Just as the literary style of Portrait of the Artist is more subtle and in some ways more difficult than that of traditional novels, so is the novel’s point of view. Portrait of the Artist is, in general, an example of a third-person, limited omniscient narrative. Stephen Dedalus doesn’t tell his story himself. But in general we perceive only what he perceives. We don’t enter other characters’ minds. Only occasionally—as at the Christmas dinner scene, or during the trip to Cork with Simon Dedalus— do we even hear or see other characters who haven’t been completely filtered through Stephen’s perceptions.

Indeed, the book focuses so closely on Stephen, and takes us so. Deeply into his mind, that at times it resembles a first-person narrative. In fact, however, the book is a little trickier than that. If Portrait of the Artist were a first-person narrative, or a traditional third-person, limited omniscient narrative, it would be difficult for us to get outside of Stephen. We would see him only as he sees himself. We could judge him only as he judges himself. But that isn’t what happens.
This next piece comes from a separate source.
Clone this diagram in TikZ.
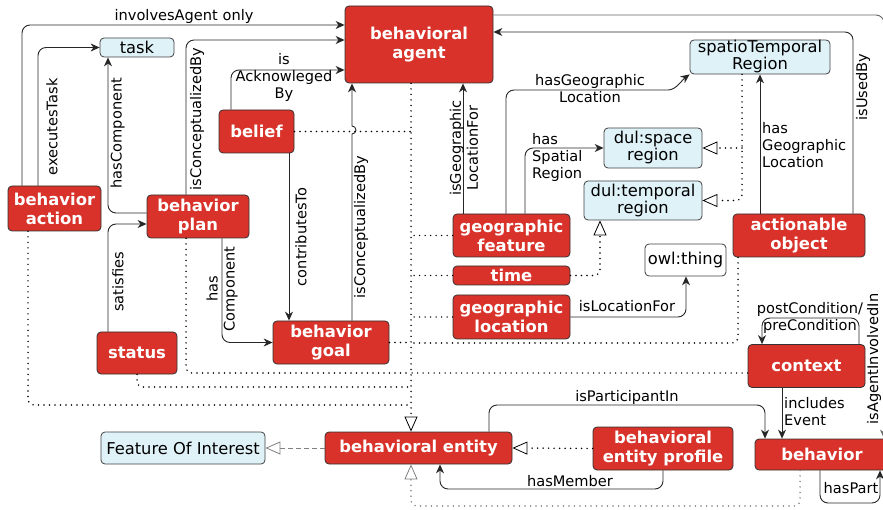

First, Joyce very occasionally lets us step outside of Stephen’s consciousness. For example, at the end of the Christmas dinner scene, we are told that Stephen raises “his terror-stricken face.” Stephen, of course, can’t see his own face while sitting at the dinner table—but by taking us outside Stephen for this instant, Joyce emphasizes the impact the vicious argument has had upon the young boy.

More subtly, and more frequently, Joyce lets us stand just slightly outside Stephen—in this way giving us the distance we need to judge him—a through the language he uses to describe Stephen’s thoughts. For example, in Chapter Two, Stephen dreams of finding ‘in the real world the unsubstantial image which his soul so constantly beheld. …. They would meet quietly as if they had known each other and had made their tryst … and at that moment of supreme tenderness he would be transfigured.” Some readers feel such sentences are merely accurate descriptions of Stephen’s thoughts; they feel that since Stephen approves of his own thoughts, Joyce does too. But many other readers feel that Joyce has purposely laid it on a little too thick here, and in many other parts of the book. They feel the language, he uses to express Stephen’s thoughts is purposely a little too “poetic,” because Stephen himself is a little too poetic. He takes himself, his art, and his rebellion too seriously. Even the famous lines — “Welcome, O life! I go to encounter for the millionth time the reality of experience and to forge in the smithy of my soul the uncreated conscience of my race”

— can be taken as a brave vow or as an eloquent-sounding but hollow promise that Stephen won’t be able to fulfill. In these ways, language in Portrait of the Artists becomes closely connected to point of view. We are inside Stephen’s mind, yet Joyce’s language may put us slightly outside it as well.